Elle soutient qu’au contraire la faute grave des époux [J], qui se sont laissés convaincre de verser des fonds importants par des interlocuteurs qu’ils n’ont jamais rencontrés, est la cause exclusive de leur dommage et l’exonère de toute responsabilité.
Enfin, dans l’hypothèse de sa condamnation, la Société générale sollicite que l’exécution provisoire soit écartée au regard de la nature de l’affaire et des incertitudes quant à la solvabilité des requérants et leur capacité de restitution des éventuelles sommes versées en cas d’infirmation par la cour d’appel.
Conformément aux dispositions de l’article 455 du code de procédure civile, il est renvoyé aux dernières écritures des parties pour l’exposé des moyens et arguments venant au soutien de leurs demandes.

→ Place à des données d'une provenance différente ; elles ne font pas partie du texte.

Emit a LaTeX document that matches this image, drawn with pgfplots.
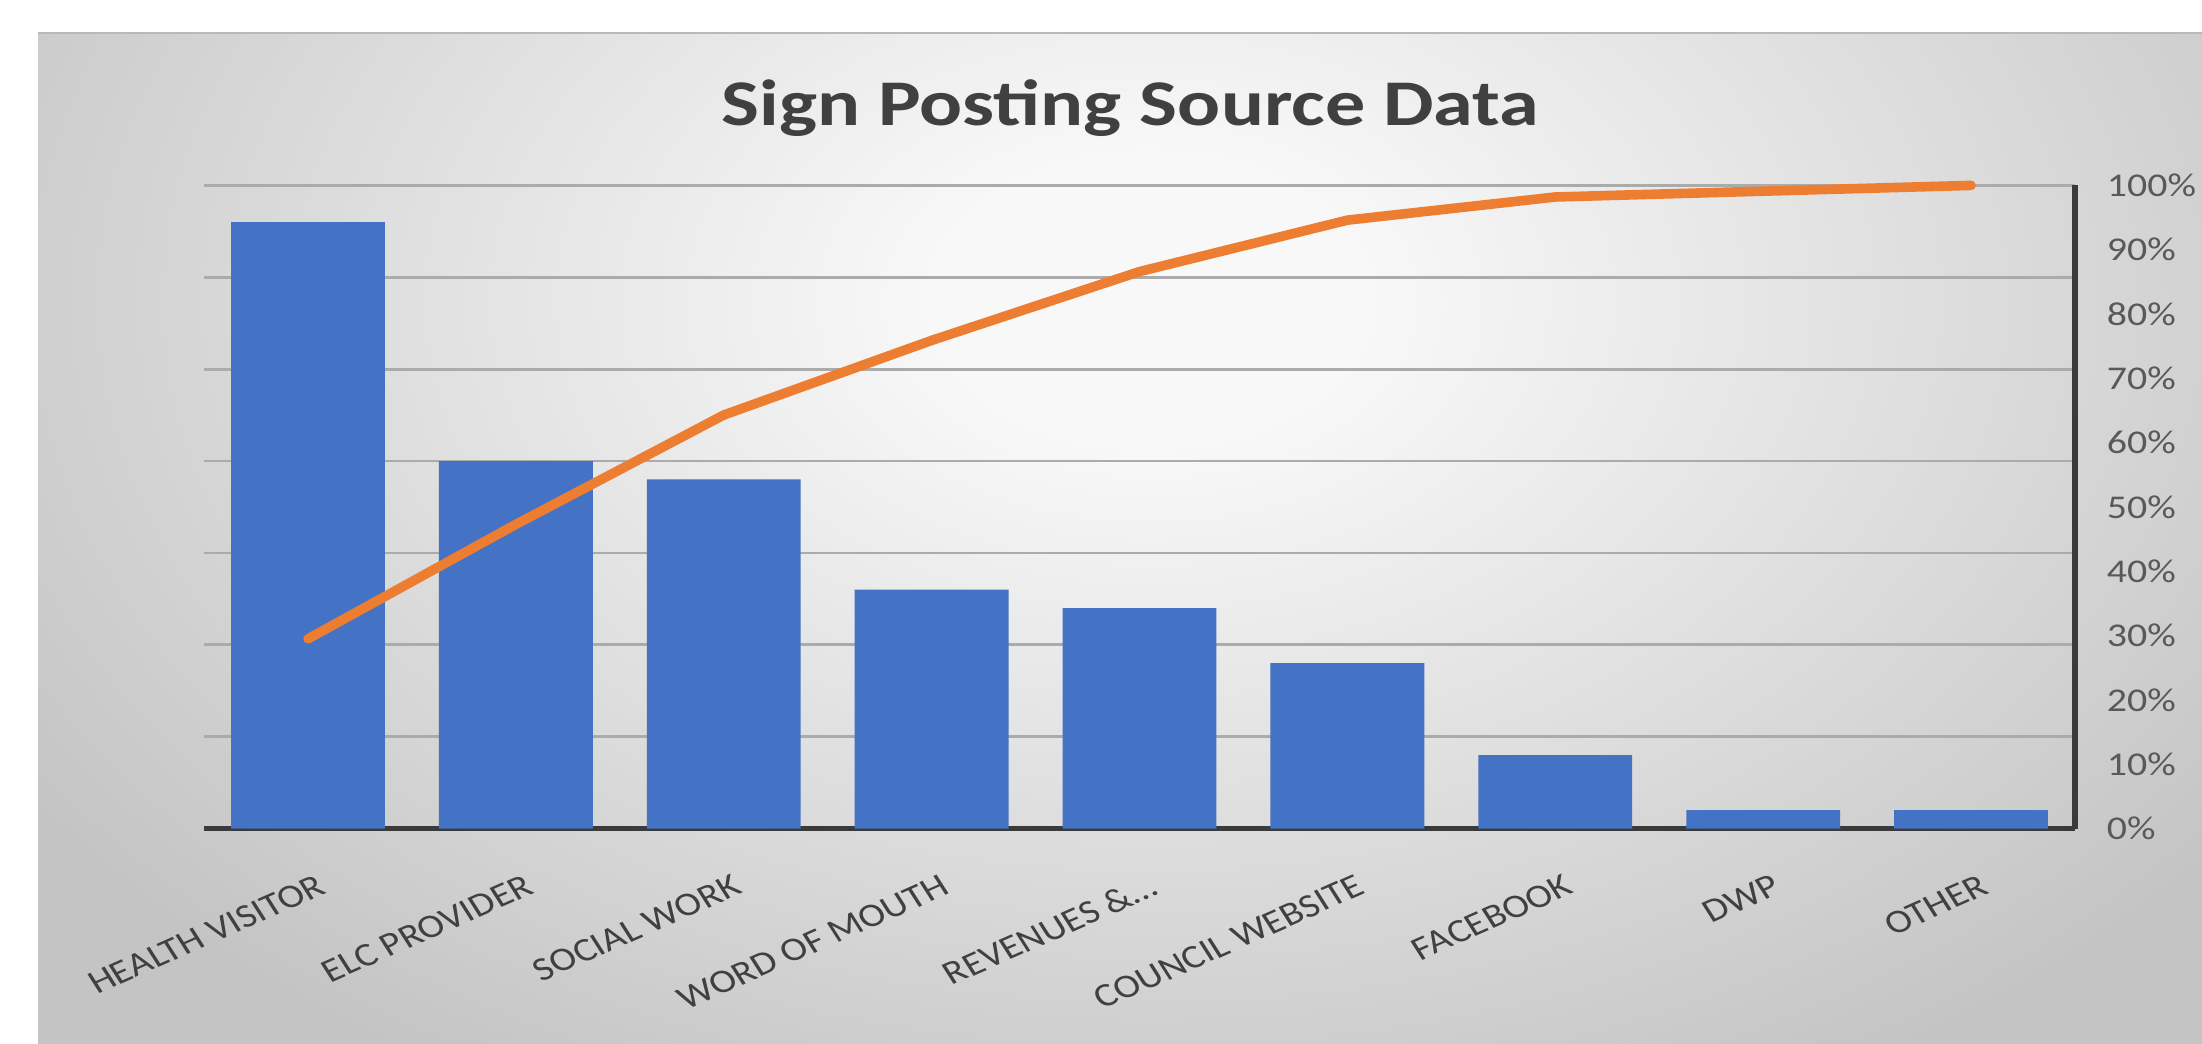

La clôture a été prononcée le 23 octobre 2024. L’affaire a été évoquée à l’audience tenue en juge rapporteur du 20 novembre 2024 et mise en délibéré au 29 janvier 2025.
PAR CES MOTIFS
Le tribunal, statuant publiquement, contradictoirement et en premier ressort, par mise à disposition au greffe,
DEBOUTE M. [O] [J] et Mme [Z] [E] épouse [J] de leurs demandes ;
CONDAMNE M. [O] [J] et Mme [Z] [E] épouse [J] aux dépens ;
CONDAMNE M. [O] [J] et Mme [Z] [E] épouse [J] à payer à la SA Société générale la somme de 2.000 euros au titre de l’article 700 du code de procédure civile ;
ECARTE l’exécution provisoire de droit.